Scientific ASIA

Disease Onset Prediction Using Statistical Model

The prediction of the onset of disease can revolutionize the health care system by shifting it from reactive to preventive care. Besides having benefits in terms of improved quality of life, a major impact could be seen as cost-effectiveness by saving money. Countless genetic factors can affect the onset of common diseases like hypertension, heart disease, and type II diabetes.

DNA can affect how these diseases develop and manifest, but outlining the association between DNA and disease requires a reliable statistical model that works on huge datasets of millions of patients. An Assistant Professor Matthew Robinson in Austria worked with other scientists to develop a novel mathematical model to improve predictive quality obtained from large datasets of patient’s genomic data. This model works similar to that of a physician as they discuss a family’s medical history), develop tailored predictions about health risks, etc.

DNA is a hereditary material that consists of billions of chemical base pairs, the shortest part of the DNA sequence is a genetic marker.Scientists collected many hundred thousand genetic markers for study. Later the researchers used the statistical model of Matthew Robinson to link the composition of the markers with the beginning of hypertension, type II diabetes, and cardiac disease in the patients who are in the database. Their prime interest was the age of the patient at the time of onset of disease, later they can use the model for prediction probabilities of disease occurrence.

It is to be made clear that this model cannot tell about the direct relationship between genes and disease onset. It can only improve the prediction probabilities of the onset of a disease. Robinson’s model has a track-able statistical computation, it’s lacking in the Black-box model, where the prediction procedure cannot be easily comprehended by humans, due to multi layer abstraction. The knowledge and complete understanding of the mathematical functioning of the prediction model is important to make appropriate ethical considerations when using a large number of sensitive data of patients, simultaneously giving the researcher the ability to better explain how the predictions were made.

Effective models and large genomic datasets are required to take the maximum advantage of the prediction method, several apprehensions come along with it, like privacy and data security, which is a concern for both the health care system and the researcher. Ethical approval is required before access anonymized patient data from state-funded bio-banks. It is to maintain strict data security measures.

Concerning Robinson’s model, they have taken data from the UK for model construction and data from Estonia for testing its predictive potential. The data collected from Estonia was used to develop primary personalized risk assessments for disease onset, that the patients were informed about so they make take incentive of the study by taking preventive steps.

To encapsulate, Robinson and colleagues’ model is a primary example and a fundamental step in showing the potential of large genomic datasets for preventive health care. This model along with the infrastructure of bio-banks, if provided with a robust data protection system can soon develop personalized predictive medicine.

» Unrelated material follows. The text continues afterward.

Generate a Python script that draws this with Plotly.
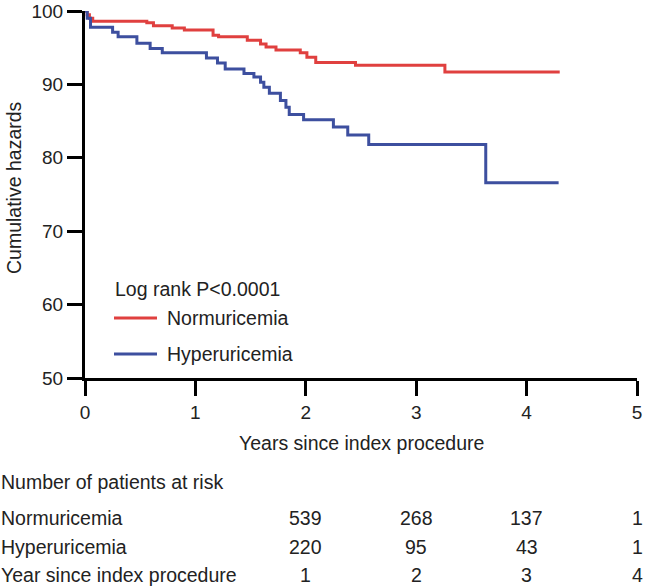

The onset of disease, statistical model, prediction probability Hypertension, high blood pressure, type 2 diabetes, heart disease, Genetic marker, biobanks, predictive medicine, genomic datasets.

1 comment

  • Such predictive statistical model is most essential in Cancer diseases. As most of the cancers are due to genetic alteration and DNA mutation. It would be more helpful if we have such predictive model for cancer disease. I would be more interested to learn in detail about this predictive model.